Including GTF during index generation vs on-the-fly to reduce pseudogene mapping

Suraj Kannan

unread,

Jan 23, 2020, 6:36:12 PM1/23/20

to rna-star

I am working with multiple 3' scRNA-seq datasets, where the cDNA read length varies from 66 bp to 150 bp. I am using STAR through a program called zUMIs, which performs STAR two-pass mapping followed by several downstream steps to count and collapse UMIs. Notably, zUMIs does not use the GTF during the index generation stage but rather provides the GTF (as well as --sjdbOverhang 'readLength' - 1) during the mapping stage to provide splice junctions on the fly - this is done so that the same index can be used for many different datasets as necessary. I find that regardless of the length of my cDNA read, my downstream data is full of pseudogenes. Specifically, I am working with a mitochondrially rich celltype, and part of my analysis actually involves quantifying these mitochondrial reads across datasets. I find that downstream, my data has high abundance of both mitochondrial reads and mitochondrial pseudogene reads. The percentage of reads diverted to canonical mitochondrial reads vs pseudogenes is relatively consistent across cells within the same dataset but varies from dataset to dataset. There are several other pieces of evidence that make us think that it is unlikely that our cells are actually expressing mitochondrial pseudogenes, so I am trying to see if this is something that is affected by mapping parameters. Would this change significantly if we provide the GTF during the index generation stage rather than during mapping? Or are there other parameters within mapping that I should consider exploring?

I am happy to provide the output log files for multiple datasets if helpful. (Also apologies for repost - I accidentally deleted the earlier post).

Alexander Dobin

unread,

Jan 25, 2020, 5:05:38 PM1/25/20

to rna-star

Hi Suraj,

I think mitochondrial genes are not spliced, are they?

Hence it's unlikely GTF would have any effect on it.

Moreover, supplying GTF at the mapping stage with the ideal --sjdbOverhang = ReadLength-1 is actually marginally better.

It might be a good idea to check the Log.out and Log.final.out files if it worked properly.

I would look for another reason for seeing mitochondrial pseudogenes.

Does zUMI count only unique mapppers?

I imagine mapping a large number of reads would map as multimappers to both M.pseudogenes and M.genes.

The multimappers should be counted.

What is the ratio of the number of M.-pseudogene reads to M.-gene reads?

if a large number of reads originates in M.genes, some proportion of the could acquire errors (RT, PCR, sequencing) and - by accident - map uniquely to M.pseudogenes instead of M.genes.

Cheers

Alex

Suraj Kannan

unread,

Jan 25, 2020, 7:06:50 PM1/25/20

to rna-star

Ah - I didn't think about splicing sites in mitochondrial genes. I think you are right, they don't appear to have introns. (I was assuming that, since they are transcribed as polycistronic transcripts and then processed to individual RNAs, there might be other processing as well).

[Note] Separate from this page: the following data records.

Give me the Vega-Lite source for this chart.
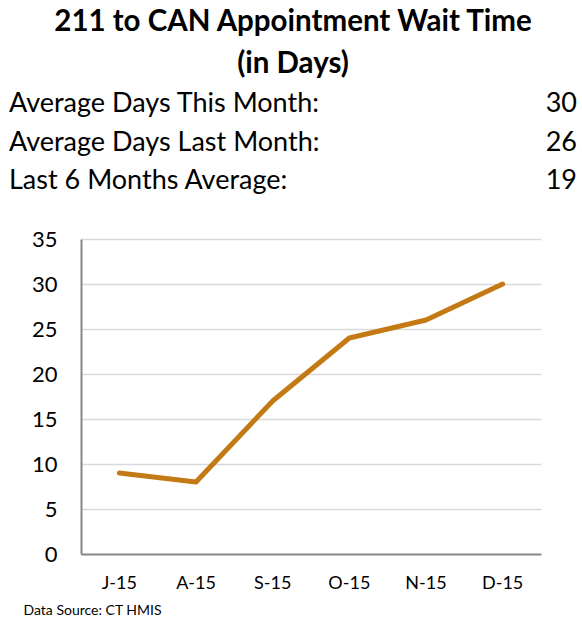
{
  "$schema": "https://vega.github.io/schema/vega-lite/v6.json",
  "background": "white",
  "padding": {"left": 9, "right": 5, "top": 6, "bottom": 0},
  "title": {
    "text": ["211 to CAN Appointment Wait Time", "(in Days)"],
    "font": "Lato",
    "fontSize": 29.5,
    "fontWeight": "bold",
    "lineHeight": 42,
    "color": "black",
    "anchor": "middle",
    "offset": 11
  },
  "spacing": 19,
  "vconcat": [
    {
      "width": 460,
      "height": 115.5,
      "data": {"values": [
        {"label": "Average Days This Month:", "value": 30},
        {"label": "Average Days Last Month:", "value": 26},
        {"label": "Last 6 Months Average:", "value": 19}
      ]},
      "encoding": {
        "y": {"field": "label", "type": "ordinal", "sort": null, "scale": {"type": "point", "padding": 0.5}, "axis": null}
      },
      "layer": [
        {
          "mark": {"type": "text", "align": "left", "baseline": "alphabetic", "font": "Lato", "fontSize": 27, "color": "black", "dx": -72},
          "encoding": {
            "x": {"datum": 0, "type": "quantitative", "scale": {"domain": [0, 1]}, "axis": null},
            "text": {"field": "label"}
          }
        },
        {
          "mark": {"type": "text", "align": "right", "baseline": "alphabetic", "font": "Lato", "fontSize": 27, "color": "black", "dx": 36},
          "encoding": {
            "x": {"datum": 1, "type": "quantitative", "scale": {"domain": [0, 1]}, "axis": null},
            "text": {"field": "value"}
          }
        }
      ]
    },
    {
      "width": 460,
      "height": 315,
      "data": {"values": [
        {"month": "J-15", "days": 9},
        {"month": "A-15", "days": 8},
        {"month": "S-15", "days": 17},
        {"month": "O-15", "days": 24},
        {"month": "N-15", "days": 26},
        {"month": "D-15", "days": 30}
      ]},
      "mark": {"type": "line", "color": "#C47A14", "strokeWidth": 5, "strokeCap": "round", "strokeJoin": "round"},
      "encoding": {
        "x": {
          "field": "month", "type": "ordinal", "sort": null,
          "scale": {"type": "band", "paddingInner": 0, "paddingOuter": 0},
          "axis": {
            "title": "Data Source: CT HMIS",
            "titleFont": "Lato", "titleFontSize": 14, "titleFontWeight": "normal", "titleColor": "black",
            "titleAlign": "left", "titleBaseline": "alphabetic", "titleX": -58, "titleY": 60,
            "labelAngle": 0, "labelFont": "Lato", "labelFontSize": 18, "labelColor": "black", "labelPadding": 20,
            "ticks": false, "grid": false, "domainColor": "#898989", "domainWidth": 2
          }
        },
        "y": {
          "field": "days", "type": "quantitative",
          "scale": {"domain": [0, 35], "nice": false},
          "axis": {
            "title": null, "values": [0, 5, 10, 15, 20, 25, 30, 35],
            "labelFont": "Lato", "labelFontSize": 22, "labelColor": "black", "labelPadding": 24,
            "ticks": false, "grid": true, "gridColor": "#d9d9d9", "gridWidth": 1.5,
            "domainColor": "#868686", "domainWidth": 2
          }
        }
      }
    }
  ],
  "config": {"view": {"stroke": null}}
}
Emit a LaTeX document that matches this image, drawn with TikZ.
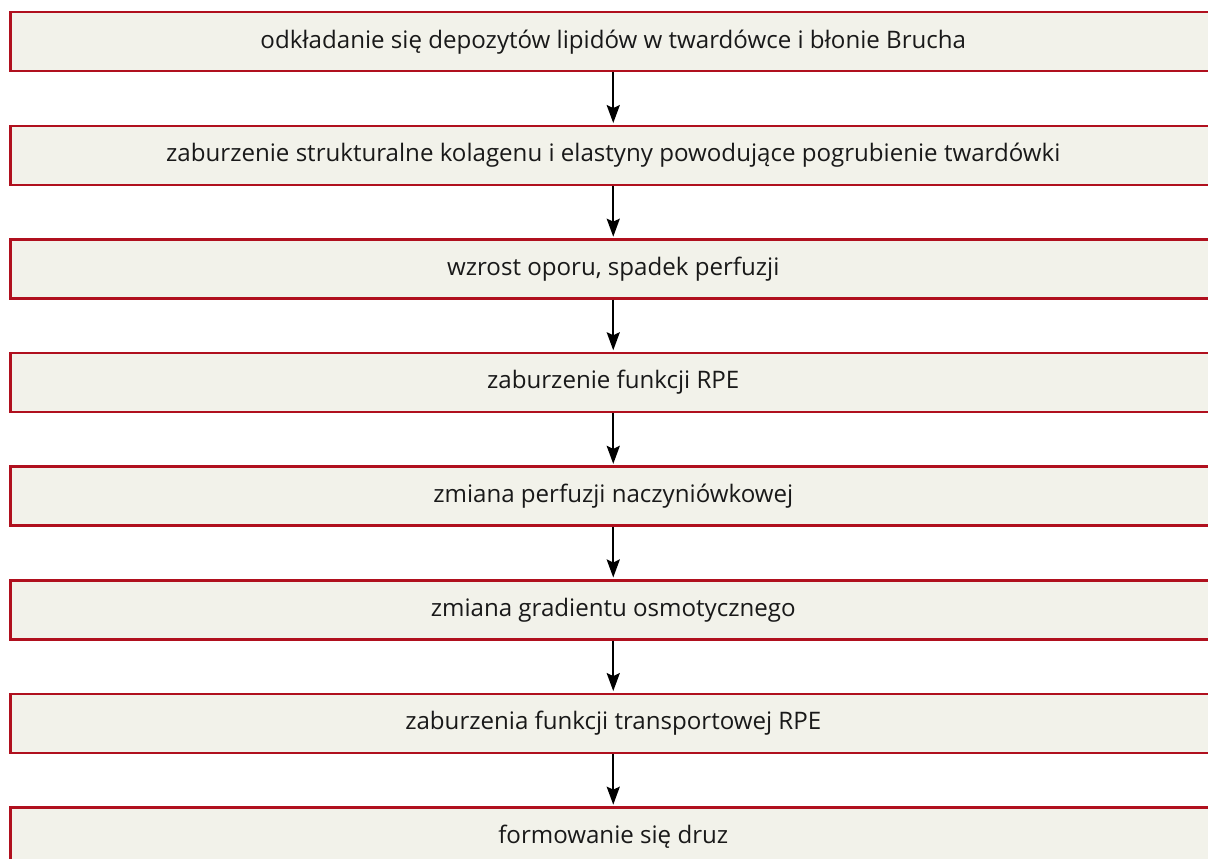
\documentclass[tikz,border=0pt]{standalone}
\usepackage{fontspec}
\setmainfont{Open Sans}
\usetikzlibrary{arrows.meta}
\definecolor{boxred}{HTML}{B0101E}
\definecolor{boxfill}{HTML}{F2F2EA}
\begin{document}
\begin{tikzpicture}[x=1pt,y=-1pt,
  stepbox/.style={draw=boxred, fill=boxfill, line width=2.5pt, rectangle,
    minimum width=1206pt, minimum height=59pt, inner sep=0pt, anchor=north west,
    font=\fontsize{24.1}{28}\selectfont, text=black!90},
  flowarrow/.style={line width=2.4pt, -{Stealth[length=18pt,width=13pt,inset=3pt]}, shorten >=1.5pt}]
\useasboundingbox (0,0) rectangle (1208,859);
\clip (0,0) rectangle (1208,859);
\node[stepbox] (b1) at (9,11) {odkładanie się depozytów lipidów w twardówce i błonie Brucha};
\node[stepbox] (b2) at (9,124.6) {zaburzenie strukturalne kolagenu i elastyny powodujące pogrubienie twardówki};
\node[stepbox] (b3) at (9,238.2) {wzrost oporu, spadek perfuzji};
\node[stepbox] (b4) at (9,351.8) {zaburzenie funkcji RPE};
\node[stepbox] (b5) at (9,465.4) {zmiana perfuzji naczyniówkowej};
\node[stepbox] (b6) at (9,579) {zmiana gradientu osmotycznego};
\node[stepbox] (b7) at (9,692.6) {zaburzenia funkcji transportowej RPE};
\node[stepbox] (b8) at (9,806.2) {formowanie się druz};
\foreach \a/\b in {b1/b2,b2/b3,b3/b4,b4/b5,b5/b6,b6/b7,b7/b8}
  \draw[flowarrow] (\a.south) -- (\b.north);
\end{tikzpicture}
\end{document}
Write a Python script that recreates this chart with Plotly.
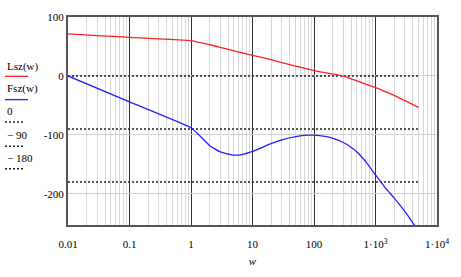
import plotly.graph_objects as go

# ---- data ----
w_L = [0.01, 0.03, 0.1, 0.3, 1, 2, 3, 5, 10, 20, 30, 50, 100, 200, 300, 500, 1000, 2000, 3000, 5000]
Lsz = [71.5, 68.5, 65.5, 63, 60, 53, 48.5, 42.5, 35, 27.5, 22.6, 16.8, 9, 3.3, -0.5, -8.5, -20, -33, -42, -53.5]

w_F = [0.01, 0.1, 1, 1.5, 2, 3, 5, 7, 10, 20, 30, 50, 80, 100, 150, 200, 300, 400, 500, 700, 1000, 1500, 2000, 3000, 4300, 5000]
Fsz = [0, -44, -88, -105, -118, -129, -134.5, -133, -128, -115, -108.6, -103, -100.5, -100.5, -102.5, -105.5, -113, -121, -129, -146, -168, -192, -207, -230, -253, -262]

ref_w = [0.01, 5000]
ref_levels = [0, -90, -180]

x_tickvals = [0.01, 0.1, 1, 10, 100, 1000, 10000]
x_ticktext = ["0.01", "0.1", "1", "10", "100", "1\u00b710<sup>3</sup>", "1\u00b710<sup>4</sup>"]
y_tickvals = [100, 0, -100, -200]
y_ticktext = ["100", "0", "-100", "-200"]

legend_labels = ["Lsz(w)", "Fsz(w)", "0", "\u2212 90", "\u2212 180"]

FONT = "Liberation Serif"

fig = go.Figure()
for lev in ref_levels:
    fig.add_trace(go.Scatter(x=ref_w, y=[lev, lev], mode="lines",
                             line=dict(color="#222", width=1.5, dash="2px,2px"),
                             showlegend=False, hoverinfo="skip"))
fig.add_trace(go.Scatter(x=w_L, y=Lsz, mode="lines", line=dict(color="#ff2020", width=1.3, shape="spline", smoothing=0.4),
                         showlegend=False))
fig.add_trace(go.Scatter(x=w_F, y=Fsz, mode="lines", line=dict(color="#2020ff", width=1.3, shape="spline", smoothing=0.4),
                         showlegend=False))

fig.update_layout(
    width=461, height=277,
    margin=dict(l=68, r=24, t=11, b=52),
    paper_bgcolor="white", plot_bgcolor="white",
    font=dict(family=FONT, size=11, color="black"),
)
fig.update_xaxes(type="log", range=[-2, 4],
                 tickvals=x_tickvals, ticktext=x_ticktext,
                 showgrid=True, gridcolor="#333", gridwidth=1,
                 minor=dict(dtick="D1", showgrid=True, gridcolor="#d8d8d8", gridwidth=1, ticks=""),
                 showline=True, linecolor="#555", linewidth=2, mirror=True,
                 ticks="", ticklabelstandoff=8,
                 title=dict(text="<i>w</i>", standoff=8, font=dict(family=FONT, size=11)),
                 tickfont=dict(family=FONT, size=11),
                 zeroline=False)
fig.update_yaxes(range=[-253, 100],
                 tickvals=y_tickvals, ticktext=y_ticktext,
                 showgrid=True, gridcolor="#cfcfcf", gridwidth=1,
                 showline=True, linecolor="#555", linewidth=2, mirror=True,
                 tickfont=dict(family=FONT, size=11),
                 ticks="", zeroline=False)

# legend (Mathcad style: label above line sample)
leg_text_y = [62, 85, 108, 132, 156]
leg_line_y = [72, 96, 119, 144, 167]
leg_styles = [dict(color="#ff2020", width=1.3), dict(color="#2020ff", width=1.3),
              dict(color="#222", width=1.5, dash="2px,2px"),
              dict(color="#222", width=1.5, dash="2px,2px"),
              dict(color="#222", width=1.5, dash="2px,2px")]
leg_line_len = [23, 23, 19, 19, 19]
H = 277
for lab, ty, ly, st, ll in zip(legend_labels, leg_text_y, leg_line_y, leg_styles, leg_line_len):
    fig.add_annotation(xref="paper", yref="paper", x=(5 - 68) / 369, y=(H - 52 - ty) / 214,
                       text=lab, showarrow=False, xanchor="left", yanchor="middle",
                       font=dict(family=FONT, size=11, color="black"))
    fig.add_shape(type="line", xref="paper", yref="paper",
                  x0=(5 - 68) / 369, x1=(5 + ll - 68) / 369,
                  y0=(H - 52 - ly) / 214, y1=(H - 52 - ly) / 214, line=st)

fig.write_html("out.html")
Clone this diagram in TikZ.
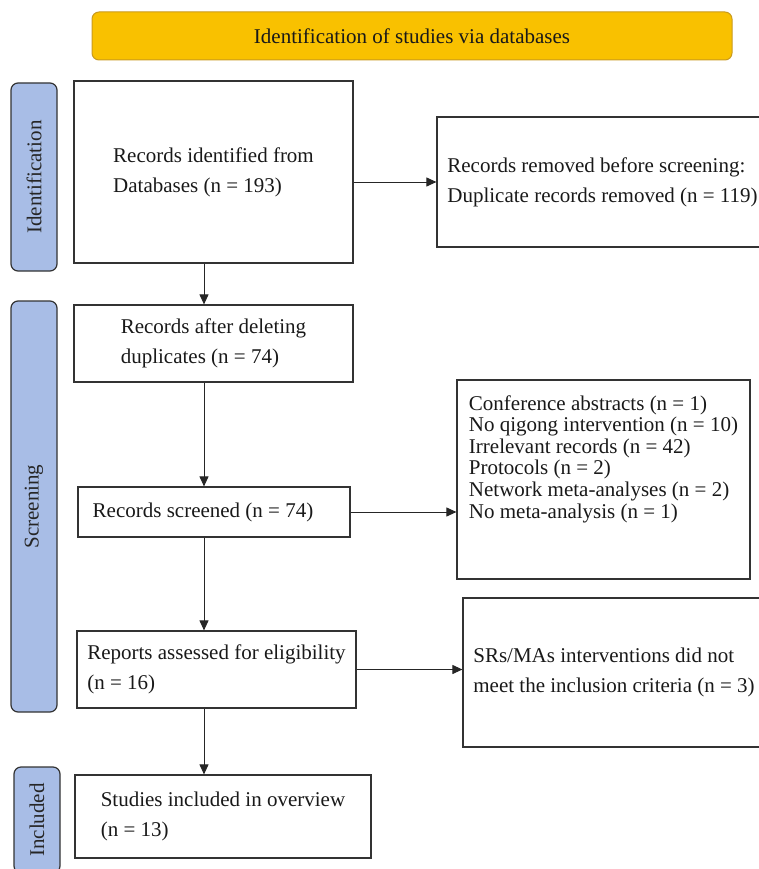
\documentclass[tikz,border=0pt]{standalone}
\usepackage{fontspec}
\setmainfont{Liberation Serif}
\usetikzlibrary{arrows.meta}
\definecolor{titleGold}{HTML}{F9C100}
\definecolor{titleEdge}{HTML}{C99A1E}
\definecolor{sideBlue}{HTML}{A8BDE6}
\definecolor{edgeGray}{HTML}{333333}
\begin{document}
\begin{tikzpicture}
[x=1pt,y=-1pt,
  lineDecorate/.style={-{Triangle[length=10pt,width=9pt]},line width=1pt,draw=black!85},%
  boxDecorate/.style={shape=rectangle,draw=edgeGray,line width=1.2pt,align=left,inner sep=0pt,text=black!90},%
  sideDecorate/.style={shape=rectangle,rounded corners=7pt,draw=edgeGray,line width=1.2pt,fill=sideBlue,rotate=90,minimum height=46pt,inner sep=0pt,text=black!85},%
  titleDecorate/.style={shape=rectangle,rounded corners=7pt,draw=titleEdge,line width=1pt,fill=titleGold,minimum width=640pt,minimum height=48pt,text=black!90},%
  font=\fontsize{21}{30}\selectfont]
\useasboundingbox (0,0) rectangle (759,869);
%% header
\node (title) at (412,36) [titleDecorate] {Identification of studies via databases};
%% phase labels on the left
\node (phaseId) at (34,177) [sideDecorate,minimum width=188pt] {Identification};
\node (phaseScr) at (34,506.5) [sideDecorate,minimum width=411pt] {Screening};
\node (phaseInc) at (37,820) [sideDecorate,minimum width=106pt] {Included};
%% main column
\node (ident) at (213.5,172) [boxDecorate,minimum width=279pt,minimum height=182pt] {Records identified from\\Databases (n = 193)};
\node (dedup) at (213.5,343.5) [boxDecorate,minimum width=279pt,minimum height=77pt] {Records after deleting\\duplicates (n = 74)};
\node (screen) at (214,512) [boxDecorate,minimum width=272pt,minimum height=50pt] {Records screened (n = 74)\hspace{22pt}};
\node (reports) at (216.5,669.5) [boxDecorate,minimum width=279pt,minimum height=77pt] {Reports assessed for eligibility\\(n = 16)};
\node (incl) at (223,816.5) [boxDecorate,minimum width=296pt,minimum height=83pt] {Studies included in overview\\(n = 13)};
%% exclusions on the right
\node (removed) at (602.5,182) [boxDecorate,minimum width=331pt,minimum height=130pt] {Records removed before screening:\\Duplicate records removed (n = 119)};
\node (excl) at (603.5,479.5) [boxDecorate,minimum width=293pt,minimum height=199pt,font=\fontsize{21}{21.6}\selectfont] {Conference abstracts (n = 1)\\No qigong intervention (n = 10)\\Irrelevant records (n = 42)\\Protocols (n = 2)\\Network meta-analyses (n = 2)\\No meta-analysis (n = 1)\\[24pt]\mbox{}};
\node (inelig) at (614,672.5) [boxDecorate,minimum width=302pt,minimum height=149pt] {SRs/MAs interventions did not\\meet the inclusion criteria (n = 3)};
%% stub for the down arrows
\coordinate (spine) at (204,0);
%% connectors
\draw [lineDecorate] (ident.south -| spine) -- (dedup.north -| spine);
\draw [lineDecorate] (dedup.south -| spine) -- (screen.north -| spine);
\draw [lineDecorate] (screen.south -| spine) -- (reports.north -| spine);
\draw [lineDecorate] (reports.south -| spine) -- (incl.north -| spine);
\draw [lineDecorate] (ident.east |- removed.west) -- (removed.west);
\draw [lineDecorate] (screen.east) -- (screen.east -| excl.west);
\draw [lineDecorate] (reports.east) -- (reports.east -| inelig.west);
\end{tikzpicture}
\end{document}
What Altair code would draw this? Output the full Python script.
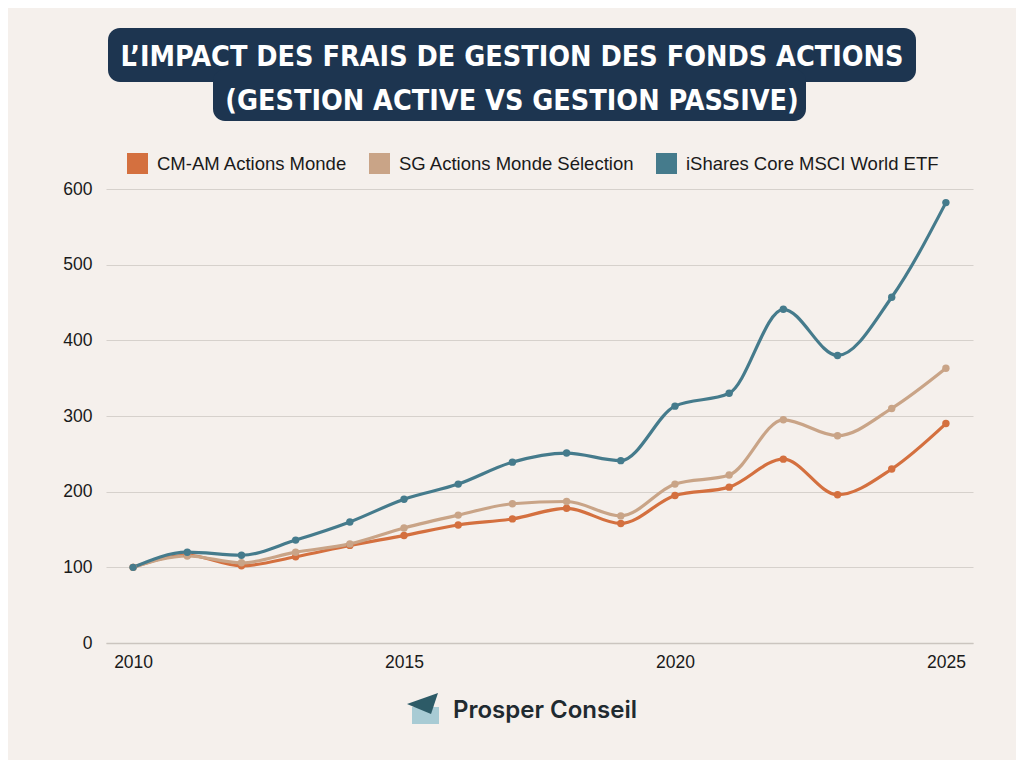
import altair as alt
import pandas as pd

YEARS = list(range(2010, 2026))
SERIES = ["CM-AM Actions Monde", "SG Actions Monde Sélection", "iShares Core MSCI World ETF"]
CMAM = [100, 116, 102, 114, 129, 142, 156, 164, 178, 158, 195, 206, 243, 196, 230, 290]
SG = [100, 115, 106, 120, 131, 152, 169, 184, 187, 168, 210, 222, 295, 274, 310, 363]
ISHARES = [100, 120, 116, 136, 160, 190, 210, 239, 251, 241, 313, 330, 441, 380, 457, 582]
COLORS = ["#D4703F", "#C9A487", "#457B8C"]
Y_TICKS = [0, 100, 200, 300, 400, 500, 600]
X_TICKS = [2010, 2015, 2020, 2025]
TITLE_LINES = ["L’IMPACT DES FRAIS DE GESTION DES FONDS ACTIONS", "(GESTION ACTIVE VS GESTION PASSIVE)"]
BRAND = "Prosper Conseil"

BG = "#F5F0EC"
NAVY = "#1D3550"
TEXT = "#1A1A1A"
GRID = "#D6D1CC"
BASE_FONT = "Liberation Sans"
TITLE_FONT = "Liberation Sans Narrow, DejaVu Sans Condensed, Arial Narrow, sans-serif"

rows = []
for i, (name, vals) in enumerate(zip(SERIES, [CMAM, SG, ISHARES])):
    for y, v in zip(YEARS, vals):
        rows.append({"year": y, "value": v, "series": name, "order": i})
df = pd.DataFrame(rows)

x_enc = alt.X("year:Q",
              scale=alt.Scale(domain=[2009.5, 2025.5], nice=False, zero=False),
              axis=alt.Axis(values=X_TICKS, format="d", title=None, grid=False, ticks=False,
                            domain=True, domainColor="#CBC5BF", domainWidth=1.5,
                            labelPadding=10, labelFontSize=17.5, labelColor=TEXT,
                            labelFont=BASE_FONT))
y_enc = alt.Y("value:Q",
              scale=alt.Scale(domain=[0, 600], nice=False),
              axis=alt.Axis(values=Y_TICKS, title=None, ticks=False, domain=False,
                            grid=True, gridColor=GRID, gridWidth=1,
                            labelPadding=14, labelFontSize=17.5, labelColor=TEXT,
                            labelFont=BASE_FONT))

legend = alt.Legend(title=None, orient="none", legendX=21, legendY=-36,
                    direction="horizontal", symbolType="square",
                    symbolSize=441, symbolStrokeWidth=0, symbolOpacity=1,
                    labelFontSize=18.5, labelOffset=9, columnPadding=21,
                    labelFont=BASE_FONT, labelColor=TEXT, labelLimit=400)
color_enc = alt.Color("series:N", scale=alt.Scale(domain=SERIES, range=COLORS), legend=legend)

base = alt.Chart(df)

lines = base.mark_line(interpolate="monotone", strokeWidth=3.2).encode(
    x=x_enc, y=y_enc, color=color_enc,
    order=alt.Order("year:Q"),
)

points = base.mark_point(filled=True, size=55, opacity=1).encode(
    x=x_enc, y=y_enc, color=color_enc,
)

one = pd.DataFrame({"k": [0]})

box_top = alt.Chart(one).mark_rect(color=NAVY, cornerRadius=12).encode(
    x=alt.value(2), x2=alt.value(810), y=alt.value(-161), y2=alt.value(-107))
box_bot = alt.Chart(one).mark_rect(color=NAVY, cornerRadius=12).encode(
    x=alt.value(107), x2=alt.value(700), y=alt.value(-120), y2=alt.value(-68))

t1 = alt.Chart(pd.DataFrame({"t": [TITLE_LINES[0]]})).mark_text(
    font=TITLE_FONT, fontWeight="bold", fontSize=28.5, color="white",
    align="center", baseline="middle").encode(
    text="t:N", x=alt.value(406), y=alt.value(-132))
t2 = alt.Chart(pd.DataFrame({"t": [TITLE_LINES[1]]})).mark_text(
    font=TITLE_FONT, fontWeight="bold", fontSize=28.5, color="white",
    align="center", baseline="middle").encode(
    text="t:N", x=alt.value(406), y=alt.value(-88))

logo_rect = alt.Chart(one).mark_rect(color="#A8CBD4").encode(
    x=alt.value(306), x2=alt.value(333), y=alt.value(518), y2=alt.value(535))
logo_tri = alt.Chart(one).mark_point(
    shape="M -1 0.03 L 1 -0.68 L 0.55 0.68 Z", filled=True, color="#2D5B67",
    size=961, opacity=1).encode(x=alt.value(316.5), y=alt.value(514.5))
brand = alt.Chart(pd.DataFrame({"t": [BRAND]})).mark_text(
    font="Inter", fontWeight=600, fontSize=24, color="#1F2A30",
    align="left", baseline="middle").encode(
    text="t:N", x=alt.value(347), y=alt.value(522))

chart = alt.layer(
    lines, points, box_top, box_bot, t1, t2, logo_rect, logo_tri, brand
).properties(
    width=867, height=454,
    padding={"left": 98, "top": 181, "right": 43, "bottom": 117},
    autosize=alt.AutoSizeParams(type="none"),
    background=BG,
).configure_view(stroke=None)

chart.save("out.html", embed_options={"renderer": "svg", "actions": False})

zUMIs sets outSAMmultNmax to 1 to report the primary alignment, and then counts primary alignments for all reads (in featureCounts), including multimappers. As you suggested, the multimappers are enriched in reads whose primary alignments are pseudogenes. Moreover, taking reads with unique alignments only produces a very high M.gene to M.pseudogene ratio (i.e. there are many M.gene unique mappers but not many M.pseudogene unique mappers). However, the problem is that, including multimappers, the ratio of M.pseudogenes to M.genes is high (this has varied study to study but sometimes as high as 2:1). I suppose from the mapping end, the issue is why the primary alignments the pseudogene rather than the canonical gene, but I'm guessing that if there are multiple equally good alignments STAR selects randomly? (Also your point about possible PCR errors is fair).

Alexander Dobin

unread,

Feb 3, 2020, 6:28:59 PM2/3/20

to rna-star

Hi Suraj,

does zUMI use --outMultimapperOrder Random?

This is required if primary alignments (--outSAMmultNmax 1) are used for counting because otherwise the primary alignment is not assigned randomly and you can get a bias toward certain loci.